- Born: Olga Lopes 26 December 1918 British Guiana (now Guyana)
- Died: 4 February 2011 (aged 92) Bridgetown, Barbados
- Occupation: radio broadcaster
- Spouse: Dick Seale

= Olga Lopes-Seale =

Guyanese radio personality and activist

Dame Olga Lopes-Seale DA MBE, (26 December 1918 – 4 February 2011) was a Guyanese-born Barbados-based social and community worker, radio broadcaster and singer.

==Life==

Born in British Guiana as Olga Lopes, she was born to Portuguese Guyanese indentured laborers. She sang and played mandolin and had performed in Guyana and Barbados before becoming a broadcaster for Radio Demerara (where she acquired the nickname "Auntie Olga"). In 1960, she started the Radio Needy Children's Fund. She married Barbadian Dick Seale, moving to Barbados in 1963 where she continued her radio and charity work.

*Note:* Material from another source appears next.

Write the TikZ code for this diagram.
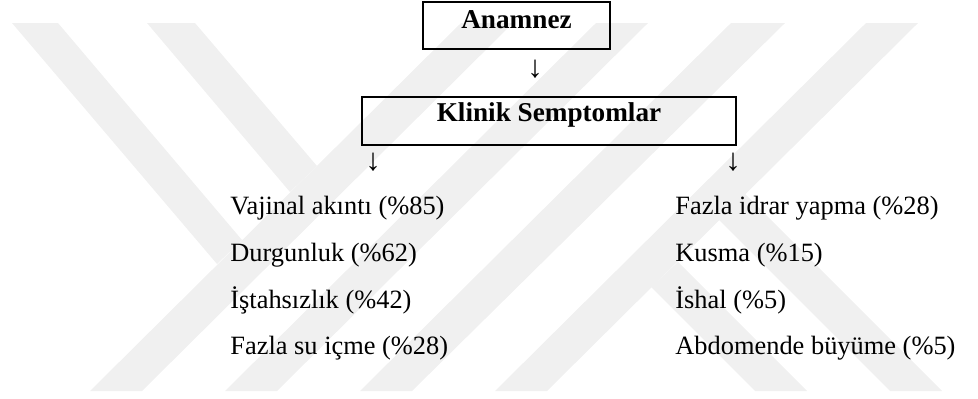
\documentclass[tikz,border=0pt]{standalone}
\usepackage{fontspec}
\setmainfont{Liberation Serif}
\begin{document}
\begin{tikzpicture}[x=0.5pt,y=-0.5pt,
        every node/.style={font=\fontsize{13.2}{15}\selectfont,inner sep=0pt},
        wm/.style={fill=black!6},
        box/.style={draw,line width=1.1pt,font=\fontsize{13.6}{16}\selectfont\bfseries},
        arrowglyph/.style={font=\fontsize{15.5}{18}\selectfont},
        item/.style={anchor=base west}]
            \useasboundingbox (0,0) rectangle (978,398);
            % watermark stripes
            \fill[wm] (461,23) -- (513,23) -- (142,391) -- (90,391) -- cycle;
            \fill[wm] (596,23) -- (648,23) -- (277,391) -- (225,391) -- cycle;
            \fill[wm] (731,23) -- (785,23) -- (412,391) -- (360,391) -- cycle;
            \fill[wm] (866,23) -- (918,23) -- (547,391) -- (495,391) -- cycle;
            \fill[wm] (12,23) -- (58,23) -- (242,240) -- (217,264) -- cycle;
            \fill[wm] (147,23) -- (195,23) -- (317,166) -- (290,192) -- cycle;
            \fill[wm] (890,391) -- (942,391) -- (745,194) -- (719,220) -- cycle;
            \fill[wm] (755,391) -- (807,391) -- (678,262) -- (651,287) -- cycle;
            % boxes
            \node (anamnez) at (516.5,25.5) [box,minimum width=93.5pt,minimum height=23.5pt,text height=9pt,text depth=6.4pt] {Anamnez};
            \node (klinik) at (549,121) [box,minimum width=187pt,minimum height=24pt,text height=9pt,text depth=9pt] {Klinik Semptomlar};
            \node (arrow1) at (535,69) [arrowglyph] {↓};
            \node (arrow2) at (373,162) [arrowglyph] {↓};
            \node (arrow3) at (733,162) [arrowglyph] {↓};
            % symptoms
            \node (left1) at (230,214) [item] {Vajinal akıntı (\%85)};
            \node (left2) at (230,261) [item] {Durgunluk (\%62)};
            \node (left3) at (230,308) [item] {İştahsızlık (\%42)};
            \node (left4) at (230,354) [item] {Fazla su içme (\%28)};
            \node (right1) at (675,214) [item] {Fazla idrar yapma (\%28)};
            \node (right2) at (675,261) [item] {Kusma (\%15)};
            \node (right3) at (675,308) [item] {İshal (\%5)};
            \node (right4) at (675,354) [item] {Abdomende büyüme (\%5)};
        \end{tikzpicture}
\end{document}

In Barbados, she worked for the Barbados Rediffusion Services Limited (now Starcom Network), and was active in community work. In the 1940s and 1950s she was known as "the Vera Lynn of the Caribbean". She discovered Red Plastic Bag (a Barbadian calypsonian) and convinced Rediffusion to provide a studio for recording, launching his career. She was also involved in the creation of the Barbadian national anthem.

== Death ==

On 9 December 2010, Lopes-Seale fell at her home and broke her hip, suffering multiple fractures, leaving her unable to continue her charity work for the Needy Children's Fund.

She died on 4 February 2011, aged 92 at the Queen Elizabeth Hospital in Bridgetown, Barbados.

== Honors ==

Lopes-Seale had been honoured for her work throughout the Caribbean:

- 1961 Member of the Order of the British Empire
- 1997 Inducted into the Caribbean Broadcasting Hall of Fame (in Suriname)
- 2002 Honoured by the government of Guyana as one of 11 Guyanese Barbadians for outstanding contributions
- 2005 Dame of the Order of St. Andrew (Barbados)
- 2010 Inducted into the Barbados Association of Journalists' Hall of Fame
- 2010 Theatre Guild of Guyana presented 'O' is for Olga, in tribute to the first female broadcaster in both Guyana and the Caribbean.